A l’échelle d’une entreprise, il y a plusieurs façons d’appréhender cette obsolescence programmée, que je préfère continuer de nommer “dynamique”.
Ne rien faire. Cela peut sembler choquant, mais cette solution est souvent très efficace dans de nombreux contextes.
En effet, chaque projet a une durée de vie estimée à l’avance, dont il est probable qu’elle soit prolongée. Même une centrale nucléaire finira par être décommissionnée.
Dès lors, la problématique se limite à assurer que l’on disposera d’une main d'œuvre résiduelle suffisante, que la technologie obsolète aura du support pendant la durée de vie restante et que le dit projet aura un remplaçant au moment de sa fin de vie.
Anticiper. Faire de la veille, surveiller les indices précurseurs, tester ce qui peut être des candidats à la suite. La manière la plus efficace et indolore de réaliser ces actions est de toujours disposer de projets d’innovation et de R&D qui seront le support de ces travaux visant à anticiper les changements technologiques.
La contrainte est que l’entreprise accepte de mener des projets qui ne sont pas directement liés à son cœur d’activité et dont le taux d’échec est important.
Réagir. C’est accepter d’être dans un laps de temps dans une posture moins idéale vis à vis des concurrents : les projets ont un peu de retard sur les technologies utilisées, le recrutement du personnel technique est un peu plus difficile, le changement technologique se fait à marche forcée, laissant d’autant moins de place pour la création de nouvelles fonctions pour les clients.
C’est pourtant une solution efficace pour les entreprises qui n’ont pas vocation à mener des actions de R&D fortes sur des périmètres technologiques : elles centrent leurs opérations de R&D sur leur métier, et profitent de l’expertise d’autres entreprises pour se mettre à niveau technologiquement le moment venu.
Dans les faits, la totalité des entreprises qui ne sont pas à uniquement à vocation technologique effectueront leurs arbitrages techniques en s’appuyant sur leurs arbitrages métier.
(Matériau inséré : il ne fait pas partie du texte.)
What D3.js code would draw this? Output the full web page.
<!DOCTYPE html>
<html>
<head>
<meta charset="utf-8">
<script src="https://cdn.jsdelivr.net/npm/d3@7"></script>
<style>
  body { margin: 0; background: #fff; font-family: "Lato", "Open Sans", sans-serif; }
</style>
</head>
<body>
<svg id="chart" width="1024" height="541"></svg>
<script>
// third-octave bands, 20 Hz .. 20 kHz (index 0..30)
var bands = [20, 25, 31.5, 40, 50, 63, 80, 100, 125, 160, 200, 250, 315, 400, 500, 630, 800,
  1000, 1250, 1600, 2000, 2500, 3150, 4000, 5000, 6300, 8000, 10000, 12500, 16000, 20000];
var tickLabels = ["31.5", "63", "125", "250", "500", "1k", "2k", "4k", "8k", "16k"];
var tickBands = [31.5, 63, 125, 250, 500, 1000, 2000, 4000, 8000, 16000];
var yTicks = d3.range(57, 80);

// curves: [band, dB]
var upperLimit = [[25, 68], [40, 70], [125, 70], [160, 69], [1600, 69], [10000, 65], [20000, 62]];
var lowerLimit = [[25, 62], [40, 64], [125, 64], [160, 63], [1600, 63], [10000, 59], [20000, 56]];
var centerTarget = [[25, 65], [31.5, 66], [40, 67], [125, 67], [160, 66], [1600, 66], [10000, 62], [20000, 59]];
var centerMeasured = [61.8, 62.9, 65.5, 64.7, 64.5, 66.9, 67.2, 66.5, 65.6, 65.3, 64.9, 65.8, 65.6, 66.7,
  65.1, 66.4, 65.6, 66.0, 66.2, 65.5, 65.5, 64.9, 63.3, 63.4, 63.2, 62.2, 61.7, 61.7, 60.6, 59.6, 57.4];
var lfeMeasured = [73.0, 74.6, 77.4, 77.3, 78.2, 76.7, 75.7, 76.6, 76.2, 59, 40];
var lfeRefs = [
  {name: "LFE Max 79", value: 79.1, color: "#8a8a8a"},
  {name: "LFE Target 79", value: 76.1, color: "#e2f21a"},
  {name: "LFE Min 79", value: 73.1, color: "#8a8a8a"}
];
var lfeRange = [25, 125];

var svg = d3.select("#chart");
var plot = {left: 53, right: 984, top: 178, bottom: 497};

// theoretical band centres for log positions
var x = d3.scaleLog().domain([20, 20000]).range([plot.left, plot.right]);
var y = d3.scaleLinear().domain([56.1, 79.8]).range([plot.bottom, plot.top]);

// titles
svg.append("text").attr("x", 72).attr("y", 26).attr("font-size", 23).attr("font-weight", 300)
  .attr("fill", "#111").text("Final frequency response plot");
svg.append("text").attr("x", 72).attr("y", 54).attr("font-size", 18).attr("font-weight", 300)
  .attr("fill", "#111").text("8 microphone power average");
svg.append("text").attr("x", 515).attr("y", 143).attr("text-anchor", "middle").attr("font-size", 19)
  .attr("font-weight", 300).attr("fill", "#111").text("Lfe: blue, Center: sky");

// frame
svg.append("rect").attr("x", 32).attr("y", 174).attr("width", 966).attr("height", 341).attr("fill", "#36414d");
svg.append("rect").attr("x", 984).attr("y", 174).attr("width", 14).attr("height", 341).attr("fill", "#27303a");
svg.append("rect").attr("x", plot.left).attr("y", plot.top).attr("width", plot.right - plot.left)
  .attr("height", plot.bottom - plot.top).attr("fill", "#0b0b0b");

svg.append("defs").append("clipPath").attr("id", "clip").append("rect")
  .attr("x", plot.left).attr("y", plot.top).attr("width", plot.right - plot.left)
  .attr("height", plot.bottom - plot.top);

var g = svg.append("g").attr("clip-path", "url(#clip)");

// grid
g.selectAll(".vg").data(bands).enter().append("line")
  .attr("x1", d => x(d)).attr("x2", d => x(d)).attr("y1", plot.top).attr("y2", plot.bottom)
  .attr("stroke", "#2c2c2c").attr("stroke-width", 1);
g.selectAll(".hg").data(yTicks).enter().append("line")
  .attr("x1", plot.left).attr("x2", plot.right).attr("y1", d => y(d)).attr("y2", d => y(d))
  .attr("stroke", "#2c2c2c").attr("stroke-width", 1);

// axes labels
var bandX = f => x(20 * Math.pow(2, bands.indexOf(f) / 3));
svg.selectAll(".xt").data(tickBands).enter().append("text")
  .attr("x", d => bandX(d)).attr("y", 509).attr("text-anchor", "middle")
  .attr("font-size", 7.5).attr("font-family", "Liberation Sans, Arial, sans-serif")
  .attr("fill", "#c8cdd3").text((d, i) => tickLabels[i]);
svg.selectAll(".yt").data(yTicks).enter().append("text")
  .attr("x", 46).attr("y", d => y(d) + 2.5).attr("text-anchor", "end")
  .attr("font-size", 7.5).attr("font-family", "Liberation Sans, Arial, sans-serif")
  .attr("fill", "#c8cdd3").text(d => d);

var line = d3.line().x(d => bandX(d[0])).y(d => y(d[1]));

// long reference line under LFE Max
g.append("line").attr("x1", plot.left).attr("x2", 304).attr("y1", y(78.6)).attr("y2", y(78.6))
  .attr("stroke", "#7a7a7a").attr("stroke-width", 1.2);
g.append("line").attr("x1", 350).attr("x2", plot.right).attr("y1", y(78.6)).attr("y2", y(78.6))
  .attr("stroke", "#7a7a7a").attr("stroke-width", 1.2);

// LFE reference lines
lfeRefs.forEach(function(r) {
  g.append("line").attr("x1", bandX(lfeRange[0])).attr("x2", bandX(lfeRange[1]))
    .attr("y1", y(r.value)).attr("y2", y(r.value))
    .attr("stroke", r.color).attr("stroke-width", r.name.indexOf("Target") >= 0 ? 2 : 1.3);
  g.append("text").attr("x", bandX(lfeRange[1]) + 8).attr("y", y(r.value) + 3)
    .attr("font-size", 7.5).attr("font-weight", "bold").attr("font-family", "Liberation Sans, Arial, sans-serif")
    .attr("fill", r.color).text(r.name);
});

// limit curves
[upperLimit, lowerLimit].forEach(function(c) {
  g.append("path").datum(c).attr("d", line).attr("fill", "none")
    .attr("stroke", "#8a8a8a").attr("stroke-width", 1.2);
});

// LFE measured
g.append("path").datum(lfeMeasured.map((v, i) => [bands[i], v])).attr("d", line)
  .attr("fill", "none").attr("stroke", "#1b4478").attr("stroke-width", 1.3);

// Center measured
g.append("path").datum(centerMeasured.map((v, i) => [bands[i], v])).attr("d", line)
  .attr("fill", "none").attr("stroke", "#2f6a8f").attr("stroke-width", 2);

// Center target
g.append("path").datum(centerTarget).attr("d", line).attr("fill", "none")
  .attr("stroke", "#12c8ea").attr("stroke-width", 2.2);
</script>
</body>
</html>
Sur cet axe Métier, elles devront également choisir entre une stratégie Ne rien faire/Anticiper/Réagir.
Ainsi, une entreprise établie qui dispose d’un atout concurrentiel sur son métier est probablement sur cet axe dans une approche “Anticiper”.
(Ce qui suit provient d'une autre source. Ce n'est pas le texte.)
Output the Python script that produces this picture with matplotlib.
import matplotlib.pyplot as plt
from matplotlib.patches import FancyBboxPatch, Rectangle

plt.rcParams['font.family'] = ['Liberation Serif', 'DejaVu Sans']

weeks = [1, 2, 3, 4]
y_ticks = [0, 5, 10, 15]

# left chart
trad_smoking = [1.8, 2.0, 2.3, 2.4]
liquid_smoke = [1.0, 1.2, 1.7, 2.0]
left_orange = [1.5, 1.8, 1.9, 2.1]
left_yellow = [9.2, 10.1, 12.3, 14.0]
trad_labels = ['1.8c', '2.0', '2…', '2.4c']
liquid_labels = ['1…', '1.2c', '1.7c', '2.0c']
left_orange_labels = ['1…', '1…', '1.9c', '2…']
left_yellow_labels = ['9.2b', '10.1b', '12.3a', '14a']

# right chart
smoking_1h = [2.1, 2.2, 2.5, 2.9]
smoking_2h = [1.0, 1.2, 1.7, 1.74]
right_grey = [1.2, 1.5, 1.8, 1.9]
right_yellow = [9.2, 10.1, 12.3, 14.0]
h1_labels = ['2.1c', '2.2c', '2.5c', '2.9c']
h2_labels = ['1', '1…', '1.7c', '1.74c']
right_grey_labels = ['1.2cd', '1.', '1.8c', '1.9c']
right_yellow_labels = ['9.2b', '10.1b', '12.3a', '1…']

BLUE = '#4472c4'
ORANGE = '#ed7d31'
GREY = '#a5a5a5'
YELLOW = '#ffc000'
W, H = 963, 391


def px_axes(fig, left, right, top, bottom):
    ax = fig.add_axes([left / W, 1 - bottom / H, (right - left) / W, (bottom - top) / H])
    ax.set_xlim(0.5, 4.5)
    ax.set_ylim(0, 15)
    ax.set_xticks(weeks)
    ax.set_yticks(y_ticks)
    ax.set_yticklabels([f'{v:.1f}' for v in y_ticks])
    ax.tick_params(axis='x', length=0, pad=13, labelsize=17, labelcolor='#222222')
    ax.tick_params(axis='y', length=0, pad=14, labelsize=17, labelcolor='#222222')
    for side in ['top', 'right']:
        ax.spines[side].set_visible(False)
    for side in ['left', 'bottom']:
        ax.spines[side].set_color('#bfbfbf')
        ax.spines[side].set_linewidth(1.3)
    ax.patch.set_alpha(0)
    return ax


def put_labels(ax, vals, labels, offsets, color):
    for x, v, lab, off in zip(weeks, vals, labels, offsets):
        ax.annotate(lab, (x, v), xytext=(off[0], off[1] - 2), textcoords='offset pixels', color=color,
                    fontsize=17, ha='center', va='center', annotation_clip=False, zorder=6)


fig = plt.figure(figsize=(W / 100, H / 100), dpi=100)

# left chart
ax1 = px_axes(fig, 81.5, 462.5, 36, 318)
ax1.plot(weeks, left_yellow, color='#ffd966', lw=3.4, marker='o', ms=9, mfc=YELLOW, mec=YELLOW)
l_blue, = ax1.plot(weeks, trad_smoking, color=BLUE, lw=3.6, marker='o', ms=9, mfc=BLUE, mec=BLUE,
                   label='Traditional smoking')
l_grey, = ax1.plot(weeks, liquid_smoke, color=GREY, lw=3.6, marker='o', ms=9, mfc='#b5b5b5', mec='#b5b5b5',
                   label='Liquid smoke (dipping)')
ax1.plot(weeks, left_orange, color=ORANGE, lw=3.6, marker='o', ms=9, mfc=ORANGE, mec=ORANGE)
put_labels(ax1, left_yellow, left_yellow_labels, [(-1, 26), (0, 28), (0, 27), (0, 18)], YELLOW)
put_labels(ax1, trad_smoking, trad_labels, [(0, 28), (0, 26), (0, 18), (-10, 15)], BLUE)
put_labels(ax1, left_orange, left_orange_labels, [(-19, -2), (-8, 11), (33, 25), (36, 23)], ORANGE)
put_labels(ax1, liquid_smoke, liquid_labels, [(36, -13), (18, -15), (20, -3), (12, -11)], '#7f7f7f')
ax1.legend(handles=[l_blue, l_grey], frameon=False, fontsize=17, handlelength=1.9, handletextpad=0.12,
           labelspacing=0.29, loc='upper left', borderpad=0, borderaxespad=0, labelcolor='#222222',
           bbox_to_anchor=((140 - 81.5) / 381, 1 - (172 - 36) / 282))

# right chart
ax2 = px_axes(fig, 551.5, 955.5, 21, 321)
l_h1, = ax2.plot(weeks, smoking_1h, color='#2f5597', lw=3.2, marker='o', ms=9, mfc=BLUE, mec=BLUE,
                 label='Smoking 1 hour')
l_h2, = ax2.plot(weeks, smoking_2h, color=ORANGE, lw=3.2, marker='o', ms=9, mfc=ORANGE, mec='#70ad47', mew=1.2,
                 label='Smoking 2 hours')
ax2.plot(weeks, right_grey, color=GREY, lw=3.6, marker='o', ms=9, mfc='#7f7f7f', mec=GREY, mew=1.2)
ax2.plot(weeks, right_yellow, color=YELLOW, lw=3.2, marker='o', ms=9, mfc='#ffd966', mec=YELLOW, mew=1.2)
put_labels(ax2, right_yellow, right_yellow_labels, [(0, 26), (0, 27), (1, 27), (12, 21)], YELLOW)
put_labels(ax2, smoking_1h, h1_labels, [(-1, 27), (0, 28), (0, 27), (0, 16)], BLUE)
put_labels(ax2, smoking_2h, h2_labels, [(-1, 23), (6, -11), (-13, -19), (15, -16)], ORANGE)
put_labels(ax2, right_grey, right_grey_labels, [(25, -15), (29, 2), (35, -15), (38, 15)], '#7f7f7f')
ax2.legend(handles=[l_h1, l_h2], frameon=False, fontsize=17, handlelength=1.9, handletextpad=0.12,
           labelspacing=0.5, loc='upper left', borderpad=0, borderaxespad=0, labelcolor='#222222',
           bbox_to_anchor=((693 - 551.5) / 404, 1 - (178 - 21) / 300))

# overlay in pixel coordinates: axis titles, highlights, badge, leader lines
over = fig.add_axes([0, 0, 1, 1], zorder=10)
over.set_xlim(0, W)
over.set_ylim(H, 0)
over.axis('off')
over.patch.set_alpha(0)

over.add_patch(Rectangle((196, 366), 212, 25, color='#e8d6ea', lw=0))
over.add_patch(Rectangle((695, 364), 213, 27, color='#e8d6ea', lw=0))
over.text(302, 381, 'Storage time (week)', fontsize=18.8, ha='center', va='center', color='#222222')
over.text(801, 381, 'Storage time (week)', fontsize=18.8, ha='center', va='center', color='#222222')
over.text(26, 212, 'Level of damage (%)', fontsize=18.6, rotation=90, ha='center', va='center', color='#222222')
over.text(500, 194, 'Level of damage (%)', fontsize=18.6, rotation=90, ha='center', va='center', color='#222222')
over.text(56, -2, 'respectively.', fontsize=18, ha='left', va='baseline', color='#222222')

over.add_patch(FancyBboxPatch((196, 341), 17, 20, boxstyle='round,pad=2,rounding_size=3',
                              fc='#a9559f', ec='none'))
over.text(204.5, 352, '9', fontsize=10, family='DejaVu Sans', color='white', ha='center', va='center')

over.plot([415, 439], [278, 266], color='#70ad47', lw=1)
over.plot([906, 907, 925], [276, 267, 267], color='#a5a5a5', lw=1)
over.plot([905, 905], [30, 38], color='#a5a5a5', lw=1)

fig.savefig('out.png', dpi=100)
Elle peut tout à fait se satisfaire sur les enjeux techniques d’une approche “Réagir” ; car l’avance dont elle dispose sur les aspects métiers lui permettra d’amortir les impacts des changements technologiques.
Pour une startup (à vocation non essentiellement technologique pour l’exemple), l’approche vis-à-vis de la technique et du métier peut se considérer par rapport à ses étapes de levée de fonds.
Le tableau suivant peut représenter le profil d’arbitrage d’une startup misant tout sur le métier et le TTM.
(Note de l'auteur : il existe aussi des startups qui tout en misant tout sur le TTM et leur métier, sont aussi déterminées à utiliser le meilleur de la Tech dès le départ ; sans que cela ne les ait empêchées d'atteindre le statut de Licorne !)
Il ressort ainsi que la prise en compte dans son périmètre technique de la dynamique d’évolution de ces technologies est tout aussi importante que le choix initial des technologies. Cela peut affecter significativement la performance globale de l’entreprise.
Nous pensons donc qu’il est judicieux d’encourager les entreprises, les projets et les développeurs à faire des choix quant au périmètre technique qu’ils adressent ; et à se donner les moyens de maîtriser les technologies, les langages, les frameworks, les démarches qui s’y rapportent.
Ce choix doit être effectué en assumant que ce faisant, le champ du possible “potentiel” est volontairement restreint au profit du champ du réalisable “en maîtrise” ; ce qui permet d’obtenir des solutions pérennes pour les clients finaux.
Nous pensons que la dynamique impliquée par l’évolution constante des technologies est une opportunité qu’il faut saisir pour constamment éprouver et challenger le périmètre technique actuel et déterminer à quel moment il est possible ou nécessaire de le faire évoluer fortement.
En trois mots : assumer, maîtriser, anticiper.
La problématique des DSI vis-à-vis des technologies digitales qui seront utilisées pour ses projets se résume finalement en 3 idées :
Assumer.... de se focaliser sur un champ technologique précis, sans pour autant être pauvre. Cette stack doit permettre de répondre aux besoins essentiels des projets ; elle est parfois la meilleure réponse, et d'autres fois une réponse "qui fait le job".
Maîtriser... la stack technologie retenue en recrutant et formant ses collaborateurs, en leur donnant les moyens de comprendre pourquoi cette stack a été retenue, ce qu'elle sait et ce qu'elle ne sait pas adresser.
Anticiper... l'évolution de la stack. Un choix est par essence une approche statique - je fais un choix maintenant - alors que la Tech est une matière mouvante, dont la dynamique d'évolution est connue et impossible à stopper ou ralentir.
Il faut donc accepter notamment de faire évoluer sa stack en continu, pour être capable de se projeter longtement dans l'avenir en repoussant un big bang technologique au moment où il sera cohérent avec les enjeux business.